Colomina began her lecture with the strong assertion that the era of modern architecture rose out of a lack of audacity in modern life. “Adolf Loos,” she contends, “argues for elimination of ornament, not simply for anesthetics, but because we no longer have nerves to eat and decorate as in previous generations. The priority of man had evolved to give man a new set of nerves.” The shift in what mankind needed and desired led to a reversal of opinion on ornament during this time; many of the architects of the early 1900s loathed it. Loos is considered by many as the catalyst for the rise of modern architecture, and Colomina explored why this happened. “Loos was very physically fragile,” she recounts. His handicaps led his designs to reflect his “nerve,” and thus he rejected styles of architecture and ornament that exacerbated his ill state. He believed that his idea of simpler, cleaner design could influence a good life.

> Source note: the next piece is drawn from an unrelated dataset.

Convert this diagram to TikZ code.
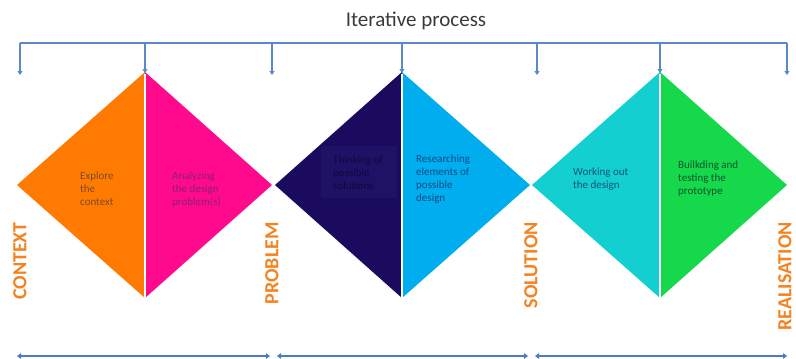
\documentclass[tikz,border=0pt]{standalone}
\usepackage{fontspec}
\setmainfont{Carlito}
\usetikzlibrary{arrows.meta}
\definecolor{cOrange}{HTML}{FF7A00}
\definecolor{cPink}{HTML}{FF0A8C}
\definecolor{cNavy}{HTML}{1B0B5E}
\definecolor{cNavyBox}{HTML}{1F1166}
\definecolor{cSky}{HTML}{00AEEF}
\definecolor{cCyan}{HTML}{14CFD0}
\definecolor{cGreen}{HTML}{15D84B}
\definecolor{cLine}{HTML}{5B88C6}
\definecolor{cSpan}{HTML}{4A7EBB}
\definecolor{cLabel}{HTML}{F58220}
\definecolor{cTitle}{HTML}{3A3A3A}
\definecolor{tOrange}{HTML}{7F4A2A}
\definecolor{tPink}{HTML}{8A1F78}
\definecolor{tNavy}{HTML}{0E083E}
\definecolor{tSky}{HTML}{0C4A85}
\definecolor{tCyan}{HTML}{0B5575}
\definecolor{tGreen}{HTML}{0B5532}
\newcommand{\stepLines}[1]{\begin{tabular}[t]{@{}l@{}}#1\end{tabular}}
\begin{document}
\begin{tikzpicture}[x=1pt,y=-1pt,
  bar/.style={draw=cLine, line width=1.8pt},
  drop/.style={bar, -{Triangle[length=4pt,width=5pt]}},
  span/.style={draw=cSpan, line width=2.4pt, {Triangle[length=4pt,width=5.5pt]}-{Triangle[length=4pt,width=5.5pt]}},
  phase/.style={font=\bfseries\fontsize{20}{20}\selectfont, text=cLabel, rotate=90, anchor=east, inner sep=0pt},
  stepText/.style={font=\fontsize{11}{13}\selectfont, anchor=base west, inner sep=0pt},
  sep/.style={draw=white, line width=1.2pt}
]
\useasboundingbox (0,0) rectangle (796,359);

% diamonds
\fill[cOrange] (145,72) -- (17,185) -- (145,298) -- cycle;
\fill[cPink]   (145,72) -- (272,185) -- (145,298) -- cycle;
\fill[cNavy]   (402,72) -- (275,185) -- (402,298) -- cycle;
\fill[cSky]    (402,72) -- (530,185) -- (402,298) -- cycle;
\fill[cCyan]   (660,72) -- (532,185) -- (660,298) -- cycle;
\fill[cGreen]  (660,72) -- (787,185) -- (660,298) -- cycle;
\fill[cNavyBox] (321,146) rectangle (397,198);
\draw[sep] (145,74) -- (145,298);
\draw[sep] (402,74) -- (402,298);
\draw[sep] (660,74) -- (660,298);

% title
\node[font=\fontsize{21}{21}\selectfont, text=cTitle, anchor=base, inner sep=0pt] (title) at (416,26) {Iterative process};

% top bracket
\coordinate (b1) at (20,43);
\coordinate (b2) at (145,43);
\coordinate (b3) at (272,43);
\coordinate (b4) at (402,43);
\coordinate (b5) at (537,43);
\coordinate (b6) at (660,43);
\coordinate (b7) at (787,43);
\coordinate (e1) at (20,75);
\coordinate (e2) at (145,73);
\coordinate (e3) at (272,75);
\coordinate (e4) at (402,73);
\coordinate (e5) at (537,75);
\coordinate (e6) at (660,73);
\coordinate (e7) at (787,75);
\draw[bar] (b1) -- (b7);
\foreach \i in {1,...,7} { \draw[drop] (b\i) -- (e\i); }

% step texts
\node[stepText, text=tOrange] (t1) at (80,179) {\stepLines{Explore\\the\\context}};
\node[stepText, text=tPink] (t2) at (172,179) {\stepLines{Analyzing\\the design\\problem(s)}};
\node[stepText, text=tNavy] (t3) at (333,163) {\stepLines{Thinking of\\possible\\solutions}};
\node[stepText, text=tSky] (t4) at (416,162) {\stepLines{Researching\\elements of\\possible\\design}};
\node[stepText, text=tCyan] (t5) at (573,175) {\stepLines{Working out\\the design}};
\node[stepText, text=tGreen] (t6) at (678,168) {\stepLines{Builkding and\\testing the\\prototype}};

% phase labels
\node[phase] (p1) at (20,222) {CONTEXT};
\node[phase] (p2) at (272,222) {PROBLEM};
\node[phase] (p3) at (531,222) {SOLUTION};
\node[phase] (p4) at (785,222) {REALISATION};

% bottom spans
\coordinate (s1a) at (17,356);
\coordinate (s1b) at (270,356);
\coordinate (s2a) at (277,356);
\coordinate (s2b) at (528,356);
\coordinate (s3a) at (535,356);
\coordinate (s3b) at (787,356);
\draw[span] (s1a) -- (s1b);
\draw[span] (s2a) -- (s2b);
\draw[span] (s3a) -- (s3b);
\end{tikzpicture}
\end{document}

Other events of the first half of the 20th century greatly contributed to the rise of the modern era. The two world wars decimated land and families, and diseases such as Spanish flu and tuberculosis ravaged even those furthest from the fronts. The world was in great need of healing. Modern architecture acted as the anesthesia to senseless acts of violence and eradication. The smooth surfaces of the architecture of this era offer respite from the trauma. Alvar Aalto’s Tuberculosis Sanatorium was clean and white, an embodiment of its role in cleansing patients from the dirt and grit of the outside world. Le Corbusier’s Villa Savoye similarly was painted white, its piloti suspended the living quarters from the moist, germ-ridden earth below. Throughout the world, modern architecture was rising in response to the problems of the age.

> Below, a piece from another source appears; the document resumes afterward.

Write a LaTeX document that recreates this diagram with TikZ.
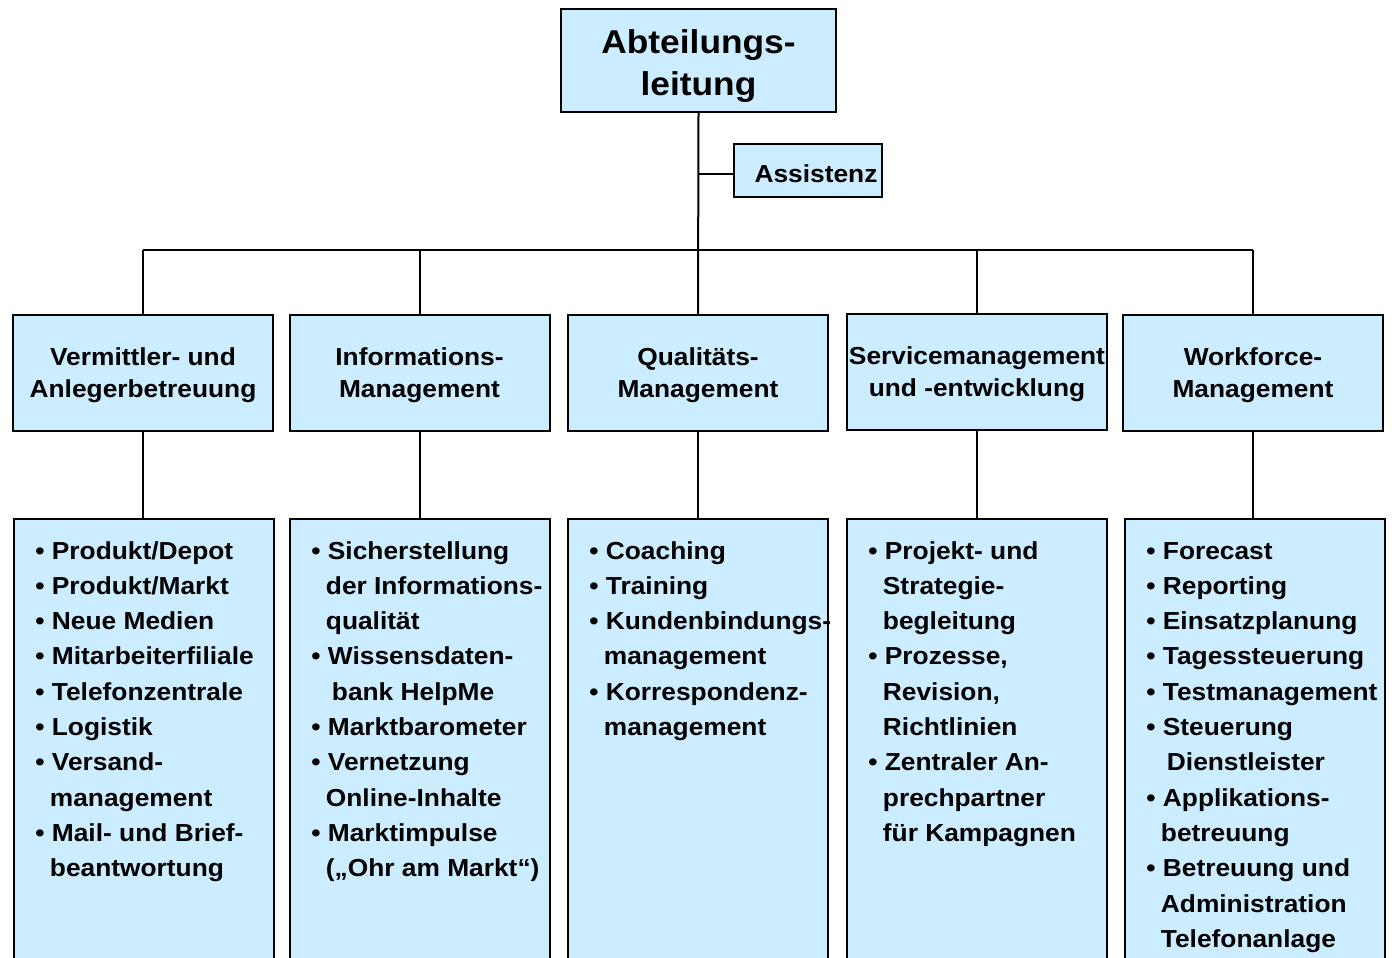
\documentclass[tikz,border=0pt]{standalone}
\usepackage{fontspec}
\setmainfont{Liberation Sans}[FakeStretch=1.07]
\definecolor{boxblue}{RGB}{204,236,255}
\newcommand\bl{•\ }
\newcommand\ct{\hphantom{•\ }\kern-1pt}
\newcommand\cts{\hphantom{•\ }\kern2pt}
\newcommand\detaillines[3]{%
  \foreach \itm [count=\i] in {#3}{%
    \node[itemline] (#1-\i) at ({#2},{559+35.3*(\i-1)}) {\itm};
  }%
}
\begin{document}
\begin{tikzpicture}[x=0.5pt,y=-0.5pt,
  box/.style={draw=black, line width=1pt, fill=boxblue, inner sep=0pt},
  headfont/.style={font=\bfseries\fontsize{12.3}{16}\selectfont, align=center, inner sep=0pt},
  topfont/.style={font=\bfseries\fontsize{16.5}{21}\selectfont, align=center, inner sep=0pt},
  headbox/.style={box, minimum width=130pt, minimum height=58pt},
  detbox/.style={box, minimum width=130pt, minimum height=230.5pt},
  conn/.style={line width=1pt, draw=black},
  itemline/.style={inner sep=0pt, anchor=base west,
    font=\bfseries\fontsize{12.3}{14}\selectfont}]
\useasboundingbox (0,0) rectangle (1392,958);
\clip (0,0) rectangle (1392,958);

% top and assistant
\node[box, minimum width=137.5pt, minimum height=51.5pt] (top) at (698.5,60.5) {};
\node[topfont] (toptext) at (698.5,66) {Abteilungs-\\leitung};
\node[box, minimum width=74pt, minimum height=26.5pt] (assist) at (808,170.5) {};
\node[headfont] (assisttext) at (816,174) {Assistenz};

% headers
\node[headbox] (h1) at (143,373) {};
\node[headbox] (h2) at (419.5,373) {};
\node[headbox] (h3) at (698,373) {};
\node[headbox] (h4) at (977,371.5) {};
\node[headbox] (h5) at (1253,373) {};
\node[headfont] (h1t) at (143,375.5) {Vermittler- und\\Anlegerbetreuung};
\node[headfont] (h2t) at (419.5,375.5) {Informations-\\Management};
\node[headfont] (h3t) at (698,375.5) {Qualitäts-\\Management};
\node[headfont] (h4t) at (977,374) {Servicemanagement\\und -entwicklung};
\node[headfont] (h5t) at (1253,375.5) {Workforce-\\Management};

% detail boxes
\node[detbox] (d1) at (144,749.5) {};
\node[detbox] (d2) at (419.5,749.5) {};
\node[detbox] (d3) at (698,749.5) {};
\node[detbox] (d4) at (977,749.5) {};
\node[detbox] (d5) at (1254.5,749.5) {};

% connectors
\coordinate (bus) at (699,250);
\draw[conn] (h1.north |- bus) -- (h5.north |- bus);
\draw[conn] (top.south) -- (h3.north);
\draw[conn] (top.south |- assisttext) -- (assist.west |- assisttext);
\foreach \n in {1,2,4,5} \draw[conn] (h\n.north) -- (h\n.north |- bus);
\foreach \n in {1,...,5} \draw[conn] (h\n.south) -- (h\n.south |- d\n.north);

% detail texts
\detaillines{a}{35}{{\bl Produkt/Depot},{\bl Produkt/Markt},{\bl Neue Medien},{\bl Mitarbeiterfiliale},{\bl Telefonzentrale},{\bl Logistik},{\bl Versand-},{\ct management},{\bl Mail- und Brief-},{\ct beantwortung}}
\detaillines{b}{311}{{\bl Sicherstellung},{\ct der Informations-},{\ct qualität},{\bl Wissensdaten-},{\cts bank HelpMe},{\bl Marktbarometer},{\bl Vernetzung},{\ct Online-Inhalte},{\bl Marktimpulse},{\ct („Ohr am Markt“)}}
\detaillines{c}{589}{{\bl Coaching},{\bl Training},{\bl Kundenbindungs-},{\ct management},{\bl Korrespondenz-},{\ct management}}
\detaillines{e}{868}{{\bl Projekt- und},{\ct Strategie-},{\ct begleitung},{\bl Prozesse,},{\ct Revision,},{\ct Richtlinien},{\bl Zentraler An-},{\ct prechpartner},{\ct für Kampagnen}}
\detaillines{f}{1146}{{\bl Forecast},{\bl Reporting},{\bl Einsatzplanung},{\bl Tagessteuerung},{\bl Testmanagement},{\bl Steuerung},{\cts Dienstleister},{\bl Applikations-},{\ct betreuung},{\bl Betreuung und},{\ct Administration},{\ct Telefonanlage}}
\end{tikzpicture}
\end{document}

Everything must come to an end, and this held true for the era of the modernists as well. Colomina explains that antibiotics largely did away with the fear of disease, and the anguish of such disastrous conflicts faded. She stresses, however, that this does not mean architecture no longer has potential to serve the same public service. “The environment has become completely man-made, we have in a sense become allergic to ourselves,” Colomina argues. People today are faced with challenges such as obesity, depression, and mental disorders that are exacerbated by contemporary lifestyles, yet these issues are much harder to target and alleviate. Whatever the debilitation of the age may be, architecture can be flexible enough to combat it. However, it will ultimately be up to the architect to foster such innovation in the built environment.

Evan Lehner is a third-year Bachelor of Architecture student in the Carnegie Mellon University School of Architecture.